Sikap yang ditunjukkan Daffa dan ayahnya di media dalam waktu singkat tersebut cukup disayangkan. Padahal informasi menyangkut klub sebesar Real Madrid akan sangat mudah diakses sehingga kekeliruan kabar seperti ini dapat diketahui dengan segera.

Pesepakbola Penipu

Soal tipu-menipu di dunia sepakbola, belum ada yang seberani Carlos “Kaiser” Henrique Raposo. Ia memang tidak memiliki kemampuan dalam mengolah si kulit bundar. Namun keinginannya untuk menjadi pesepakbola membuat Carlos nekat memperdaya banyak klub, dan hebatnya selalu berhasil.

Melihat catatan klub-klub yang ia bela, orang-orang pasti akan berdecak kagum. Botafogo, Flamengo, Fluminense, dan Vasco da Gama adalah klub elit Brasil yang pernah mengontrak Kaiser. Ia juga sempat berkarir di Perancis bersama Ajaccio. Sayangnya tidak ada hal yang patut dibanggakan selain kelihaiannya dalam menipu hingga dijuluki “farce footballer”.

Setiap baru dikontrak sebuah klub, ada saja trik untuk menutupi kelemahannya dalam bermain sepakbola. Mulai dari berpura-pura cedera di hari pertama latihan hingga bertengkar dengan suporter klub. Intinya, Kaiser hanya ingin menjadi pesepakbola tanpa harus bermain sepakbola.

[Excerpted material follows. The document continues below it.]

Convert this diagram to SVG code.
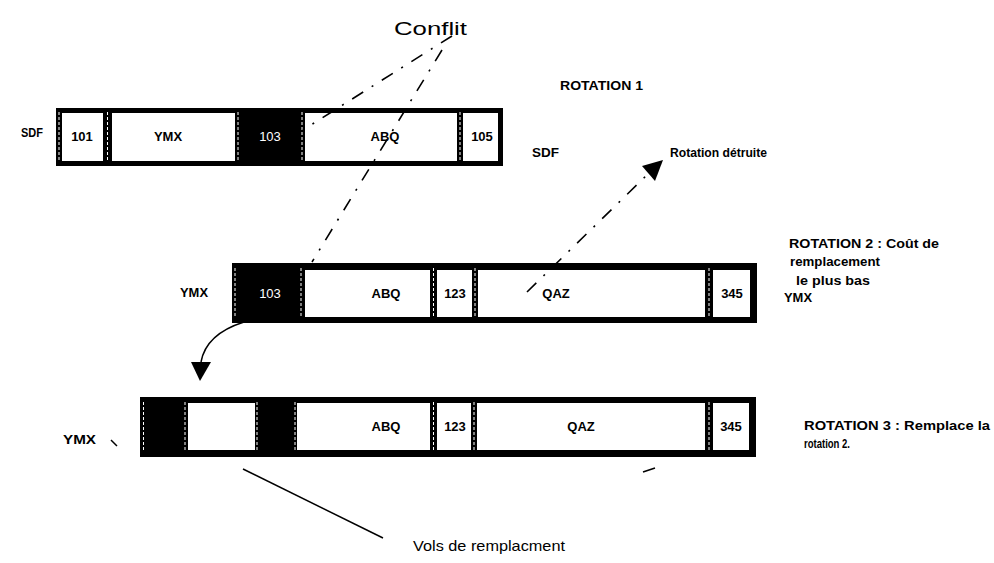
<svg xmlns="http://www.w3.org/2000/svg" width="994" height="563" viewBox="0 0 994 563">
<style>
  .t{font-family:"Liberation Sans",Arial,sans-serif;font-weight:bold;font-size:13px;fill:#000}
  .c{font-family:"Liberation Sans",Arial,sans-serif;font-weight:bold;font-size:13px;fill:#000;text-anchor:middle}
  .w{font-family:"Liberation Sans",Arial,sans-serif;font-size:13px;fill:#fff;text-anchor:middle}
  .frame{fill:#000}
  .cell{fill:#fff}
  .sep{stroke:#fff;stroke-width:1;stroke-dasharray:3 2;fill:none}
  .dd{stroke:#000;stroke-width:1.6;fill:none;stroke-dasharray:13 10 2 10}
  .ln{stroke:#000;stroke-width:1.5;fill:none}
</style>
<rect width="994" height="563" fill="#fff"/>

<g id="title">
  <text x="394" y="35" font-family="Liberation Sans,Arial,sans-serif" font-size="19" textLength="73" lengthAdjust="spacingAndGlyphs">Conflit</text>
</g>

<g id="rotation1">
  <rect class="frame" x="56" y="108" width="447" height="58"/>
  <rect class="cell" x="62" y="113" width="41" height="48"/>
  <rect class="cell" x="112" y="113" width="123" height="48"/>
  <rect class="cell" x="305" y="113" width="152" height="48"/>
  <rect class="cell" x="463" y="113" width="35" height="48"/>
  <path class="sep" d="M59,112V162M107.5,112V162M238,112V162M302,112V162M460,112V162"/>
  <text class="c" x="82" y="141">101</text>
  <text class="c" x="168" y="141">YMX</text>
  <text class="w" x="270" y="141">103</text>
  <text class="c" x="385" y="141">ABQ</text>
  <text class="c" x="482" y="141">105</text>
</g>

<g id="rotation2">
  <rect class="frame" x="232" y="263" width="525" height="60"/>
  <rect class="cell" x="305" y="270" width="125" height="47"/>
  <rect class="cell" x="437" y="270" width="35" height="47"/>
  <rect class="cell" x="478" y="270" width="227" height="47"/>
  <rect class="cell" x="713" y="270" width="37" height="47"/>
  <path class="sep" d="M235,268V318M301,268V318M433.5,268V318M475,268V318M709,268V318"/>
  <text class="w" x="270" y="298">103</text>
  <text class="c" x="386" y="298">ABQ</text>
  <text class="c" x="455" y="298">123</text>
  <text class="c" x="556" y="298">QAZ</text>
  <text class="c" x="732" y="298">345</text>
</g>

<g id="rotation3">
  <rect class="frame" x="140" y="397" width="616" height="60"/>
  <rect class="cell" x="188" y="403" width="67" height="47"/>
  <rect class="cell" x="297" y="403" width="133" height="47"/>
  <rect class="cell" x="437" y="403" width="34" height="47"/>
  <rect class="cell" x="477" y="403" width="228" height="47"/>
  <rect class="cell" x="713" y="403" width="36" height="47"/>
  <path class="sep" d="M143.5,402V452M185,402V452M257,402V452M295,402V452M433.5,402V452M474,402V452M709,402V452"/>
  <text class="c" x="386" y="431">ABQ</text>
  <text class="c" x="455" y="431">123</text>
  <text class="c" x="581" y="431">QAZ</text>
  <text class="c" x="731" y="431">345</text>
</g>

<g id="labels">
  <text class="t" x="21" y="137" textLength="22" lengthAdjust="spacingAndGlyphs">SDF</text>
  <text class="t" x="560" y="90" textLength="83" lengthAdjust="spacingAndGlyphs">ROTATION 1</text>
  <text class="t" x="532" y="157" textLength="27" lengthAdjust="spacingAndGlyphs">SDF</text>
  <text class="t" x="670" y="157" textLength="97" lengthAdjust="spacingAndGlyphs">Rotation détruite</text>
  <text class="t" x="180" y="297" textLength="28" lengthAdjust="spacingAndGlyphs">YMX</text>
  <text class="t" x="789" y="248" textLength="150" lengthAdjust="spacingAndGlyphs">ROTATION 2 : Coût de</text>
  <text class="t" x="790" y="266" textLength="90" lengthAdjust="spacingAndGlyphs">remplacement</text>
  <text class="t" x="796" y="285" textLength="74" lengthAdjust="spacingAndGlyphs">le plus bas</text>
  <text class="t" x="784" y="302" textLength="28" lengthAdjust="spacingAndGlyphs">YMX</text>
  <text class="t" x="63" y="444" textLength="33" lengthAdjust="spacingAndGlyphs">YMX</text>
  <text class="t" x="804" y="430" textLength="186" lengthAdjust="spacingAndGlyphs">ROTATION 3 :  Remplace la</text>
  <text class="t" x="804" y="448" textLength="46" lengthAdjust="spacingAndGlyphs">rotation 2.</text>
  <text x="413" y="551" font-family="Liberation Sans,Arial,sans-serif" font-size="15" textLength="152" lengthAdjust="spacingAndGlyphs">Vols de remplacment</text>
</g>

<g id="connectors">
  <path class="dd" d="M452,36L303,130"/>
  <path class="dd" d="M442,50L312,262"/>
  <path class="dd" d="M527,292L650,172"/>
  <polygon points="642,166 663,160 655,181" fill="#000"/>
  <path class="ln" d="M244,322C225,328 205,340 201,362"/>
  <polygon points="191,362 211,362 200,381" fill="#000"/>
  <path class="ln" d="M243,469L383,538"/>
  <path class="ln" d="M111,440L117,446"/>
  <path class="ln" d="M643,472L655,468"/>
</g>
</svg>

“Saya ingin berada di antara pemain lain. Saya tidak ingin bermain. Ini yang menjadi masalah bagi orang lain jika mereka ingin saya menjadi pesepakbola. Bahkan Yesus pun tidak bisa menyenangkan semua orang, mengapa saya harus?” ujar Kaiser dikutip dari The Guardian.

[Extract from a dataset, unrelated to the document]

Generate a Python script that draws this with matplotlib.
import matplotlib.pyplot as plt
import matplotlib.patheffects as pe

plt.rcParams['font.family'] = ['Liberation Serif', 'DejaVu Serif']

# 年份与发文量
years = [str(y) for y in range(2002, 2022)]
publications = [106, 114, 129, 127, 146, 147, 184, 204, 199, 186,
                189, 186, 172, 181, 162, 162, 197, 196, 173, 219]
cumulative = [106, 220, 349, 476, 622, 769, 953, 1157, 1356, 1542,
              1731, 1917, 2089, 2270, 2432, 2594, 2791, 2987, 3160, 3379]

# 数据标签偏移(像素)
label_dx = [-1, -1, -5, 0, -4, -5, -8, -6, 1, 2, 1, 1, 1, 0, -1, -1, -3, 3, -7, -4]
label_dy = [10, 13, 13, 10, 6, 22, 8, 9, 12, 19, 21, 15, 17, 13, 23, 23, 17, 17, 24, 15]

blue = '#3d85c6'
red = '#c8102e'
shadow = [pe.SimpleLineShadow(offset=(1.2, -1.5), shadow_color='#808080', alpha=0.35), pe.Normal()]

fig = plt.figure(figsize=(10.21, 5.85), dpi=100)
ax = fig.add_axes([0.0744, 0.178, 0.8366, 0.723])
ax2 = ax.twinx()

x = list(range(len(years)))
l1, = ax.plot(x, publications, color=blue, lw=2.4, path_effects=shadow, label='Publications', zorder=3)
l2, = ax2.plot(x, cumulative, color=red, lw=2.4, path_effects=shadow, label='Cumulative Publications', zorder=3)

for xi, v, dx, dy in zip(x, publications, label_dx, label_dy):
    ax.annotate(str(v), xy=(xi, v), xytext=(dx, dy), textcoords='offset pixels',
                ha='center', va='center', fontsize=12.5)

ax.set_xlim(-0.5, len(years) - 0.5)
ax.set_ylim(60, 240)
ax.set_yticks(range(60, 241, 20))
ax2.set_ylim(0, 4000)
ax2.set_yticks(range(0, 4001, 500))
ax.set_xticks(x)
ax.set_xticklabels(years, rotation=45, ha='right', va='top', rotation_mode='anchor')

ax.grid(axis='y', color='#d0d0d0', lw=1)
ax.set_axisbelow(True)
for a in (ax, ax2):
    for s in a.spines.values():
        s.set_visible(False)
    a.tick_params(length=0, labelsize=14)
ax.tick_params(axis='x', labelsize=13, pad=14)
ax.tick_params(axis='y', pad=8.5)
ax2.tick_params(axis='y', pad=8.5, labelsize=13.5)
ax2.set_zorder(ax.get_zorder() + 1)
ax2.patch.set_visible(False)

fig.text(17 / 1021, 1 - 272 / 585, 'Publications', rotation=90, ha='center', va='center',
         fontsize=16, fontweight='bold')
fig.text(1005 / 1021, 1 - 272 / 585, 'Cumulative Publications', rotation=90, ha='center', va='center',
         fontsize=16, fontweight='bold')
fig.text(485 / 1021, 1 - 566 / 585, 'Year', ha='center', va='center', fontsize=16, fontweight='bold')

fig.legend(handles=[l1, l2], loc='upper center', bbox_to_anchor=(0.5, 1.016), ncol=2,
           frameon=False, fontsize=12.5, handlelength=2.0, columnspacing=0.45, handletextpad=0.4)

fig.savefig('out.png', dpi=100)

Serupa dengan Kaiser, “pesepakbola” lain yang juga melakukan penipuan agar dapat direkrut klub elit adalah Ali Dia. Tak tanggung-tanggung, yang ia kelabui adalah seorang Graeme Souness yang kala itu melatih Southampton. Hanya saja setelah berhasil dikontrak The Saints, karir Ali Dia hanya bertahan satu pertandingan dan hingga sekarang tidak ada yang tahu keberadaannya.

**

Kepura-puraan yang diciptakan Dwi Hartanto dan kurang lengkapnya informasi soal Daffa Imran memang mengecewakan, tapi tak lantas pantas dihujat. Ada kalanya kasus di atas membuat kita sadar bahwa bangsa ini terlalu haus prestasi dan pengakuan dari bangsa lain. Sedikit saja dipantik dengan kabar membanggakan, euforia tercipta tanpa tahu lebih lanjut apa yang sebenarnya terjadi.

Kasus ini juga membuktikan bahwa media kaliber nasional saja tidak jeli dalam memproduksi berita sehingga data yang didapat terkesan tanpa diverifikasi. Inilah mengapa kabar yang datang dari “grup sebelah” bisa membahayakan karena asal-usulnya belum jelas dan kebenarannya diragukan. Biasakan untuk tidak terpedaya dan mudah percaya dengan melakukan kroscek terhadap kabar yang beredar.

Ada baiknya pula untuk segera bercermin, barangkali kita juga pernah menciptakan atau ikut menyebarkan kebohongan-kebohongan yang bahkan belum pernah diakui demi menarik perhatian orang lain.